Arroccati sulle loro vette restano solo i prezzi top, quelli di oggetti belli ed esclusivi appannaggio delle città più attraenti: a Roma si possono spendere 20mila euro al metroquadro per una casa, 19mila euro a Milano, 17mila euro a Venezia,  14mila euro a Napoli,  10.500 euro a Firenze. Lo stesso vale per le zone di vacanza. “In un quadro tendenzialmente negativo – dice Dondi – le mete più gettonate, come Cortina o Forte dei Marmi, riescano a spuntare ancora cifre notevoli”.

Se il mercato della casa piange, quello corporate non ride: “Soprattutto in città come Bologna – aggiunge il ricercatore – la situazione è davvero bloccata. Ci aspettavamo uno sviluppo diverso, una ricaduta positiva dopo l’espansione di Milano e Roma. Invece gli investitori non vengono. Preferiscono altri territori, come Verona o Bergamo. Ci sono aste di oggetti belli e importanti che vanno deserte. Sono situazioni che dovrebbero porre a questa città seri interrogativi, sul fronte delle infrastrutture e dei servizi”.

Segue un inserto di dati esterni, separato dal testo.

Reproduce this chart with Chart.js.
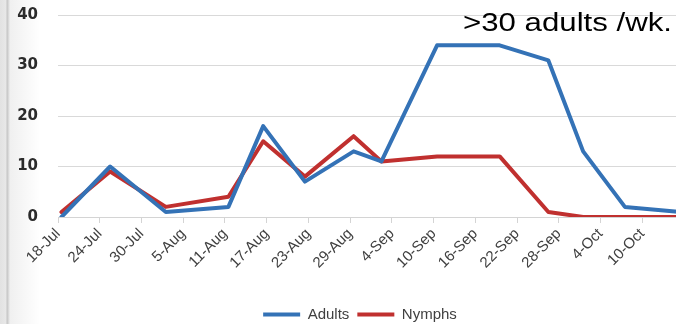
<!DOCTYPE html>
<html>
<head>
<meta charset="utf-8">
<script src="https://cdn.jsdelivr.net/npm/chart.js@4/dist/chart.umd.min.js"></script>
<style>
  html, body { margin: 0; padding: 0; background: #fff; overflow: hidden; }
  #wrap { position: relative; width: 676px; height: 324px; overflow: hidden; background: #fff; }
  #edge {
    position: absolute; left: 0; top: 0; width: 40px; height: 324px; z-index: 0; pointer-events: none;
    background: linear-gradient(to right, #e2e2e2 0px, #e8e8e8 6px, #c4c4c4 7px, #d2d2d2 8px, rgba(238,238,238,0.9) 10px, rgba(255,255,255,0) 40px);
  }
  canvas { position: absolute; left: 0; top: 0; z-index: 1; }
</style>
</head>
<body>
<div id="wrap">
  <div id="edge"></div>
  <canvas id="chart" width="720" height="324" style="width:720px;height:324px"></canvas>
</div>
<script>
// Weekly trap counts. Sample days are counted from 18 Jul.
const sampleDays = [0, 7, 15, 24, 29, 35, 42, 46, 54, 63, 70, 75, 81, 89];
const adults = [0, 10, 1, 2, 18, 7, 13, 11, 34, 34, 31, 13, 2, 1];
const nymphs = [1, 9, 2, 4, 15, 8, 16, 11, 12, 12, 1, 0, 0, 0];

// Date axis labels, one every 6 days starting 18 Jul.
const tickLabels = ['18-Jul', '24-Jul', '30-Jul', '5-Aug', '11-Aug', '17-Aug', '23-Aug', '29-Aug',
                    '4-Sep', '10-Sep', '16-Sep', '22-Sep', '28-Sep', '4-Oct', '10-Oct'];
const tickStepDays = 6;
const yTicks = [0, 10, 20, 30, 40];
const noteText = '>30 adults /wk.';

const BLUE = '#3472b6';
const RED = '#c0302f';

// Points sit in the middle of their day; ticks mark day boundaries.
const toPoints = (vals) => vals.map((v, i) => ({ x: sampleDays[i] + 0.5, y: v }));

const notePlugin = {
  id: 'note',
  afterDraw(chart) {
    const ctx = chart.ctx;
    ctx.save();
    ctx.font = '26px "Liberation Sans", Arial, sans-serif';
    ctx.fillStyle = '#000';
    ctx.textAlign = 'right';
    ctx.textBaseline = 'alphabetic';
    ctx.translate(672, 31);
    ctx.scale(1.2, 1);
    ctx.fillText(noteText, 0, 0);
    ctx.restore();
  }
};

// Centre the legend under the whole plot and drop it a little lower.
const legendShift = { dx: 18, dy: 8 };
const legendPlacePlugin = {
  id: 'legendPlace',
  afterLayout(chart) {
    const lg = chart.legend;
    if (!lg) return;
    lg.left += legendShift.dx;
    lg.right += legendShift.dx;
    lg.top += legendShift.dy;
    lg.bottom += legendShift.dy;
  }
};

// Keep the plot area fixed: the scales do not ask for extra edge room.
const noEdgePadding = (scale) => {
  scale.paddingTop = 0;
  scale.paddingBottom = 0;
  scale.paddingLeft = 0;
  scale.paddingRight = 0;
};

new Chart(document.getElementById('chart'), {
  type: 'line',
  data: {
    datasets: [
      {
        label: 'Adults', data: toPoints(adults),
        borderColor: BLUE, backgroundColor: BLUE, borderWidth: 4,
        pointRadius: 0, tension: 0, borderJoinStyle: 'round', borderCapStyle: 'round'
      },
      {
        label: 'Nymphs', data: toPoints(nymphs),
        borderColor: RED, backgroundColor: RED, borderWidth: 4,
        pointRadius: 0, tension: 0, borderJoinStyle: 'round', borderCapStyle: 'round'
      }
    ]
  },
  options: {
    responsive: false,
    animation: false,
    devicePixelRatio: 1,
    layout: { padding: { top: 15, right: 36, left: 0, bottom: 0 } },
    plugins: {
      tooltip: { enabled: false },
      legend: {
        position: 'bottom',
        labels: {
          usePointStyle: true,
          pointStyle: 'line',
          pointStyleWidth: 37,
          padding: 8,
          color: '#404040',
          font: { family: '"Liberation Sans", Arial, sans-serif', size: 15 }
        }
      }
    },
    scales: {
      x: {
        type: 'linear',
        min: 0,
        max: 90,
        afterBuildTicks(scale) {
          scale.ticks = tickLabels.map((_, i) => ({ value: i * tickStepDays }));
        },
        afterFit(scale) { scale.height = 74; noEdgePadding(scale); },
        ticks: {
          autoSkip: false,
          maxRotation: 45,
          minRotation: 45,
          padding: 2,
          color: '#404040',
          font: { family: '"Liberation Sans", Arial, sans-serif', size: 15 },
          callback: (value, index) => tickLabels[index]
        },
        grid: { drawOnChartArea: false, drawTicks: true, tickLength: 6, color: '#d4d4d4' },
        border: { display: true, color: '#d4d4d4', width: 1 }
      },
      y: {
        min: 0,
        max: 40,
        afterBuildTicks(scale) {
          scale.ticks = yTicks.map(v => ({ value: v }));
        },
        afterFit(scale) { scale.width = 58; noEdgePadding(scale); },
        ticks: {
          padding: 20,
          color: '#2b2b2b',
          font: { family: '"DejaVu Sans", sans-serif', size: 15, weight: 'bold' }
        },
        grid: { drawTicks: false, color: '#d9d9d9', lineWidth: 1 },
        border: { display: false }
      }
    }
  },
  plugins: [notePlugin, legendPlacePlugin]
});
</script>
</body>
</html>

Piuttosto preoccupante infine anche il futuro dei fondi immobiliari. “Oggi molti enti previdenziali privati – conclude il ricercatore – hanno spostato il loro patrimonio nei fondi. E’ un’operazione che semplifica la gestione, ma che arriva a scadenza e se il mercato non riprende si corrono grossi rischi. Da qui a 10 anni potremmo avere brutte sorprese”.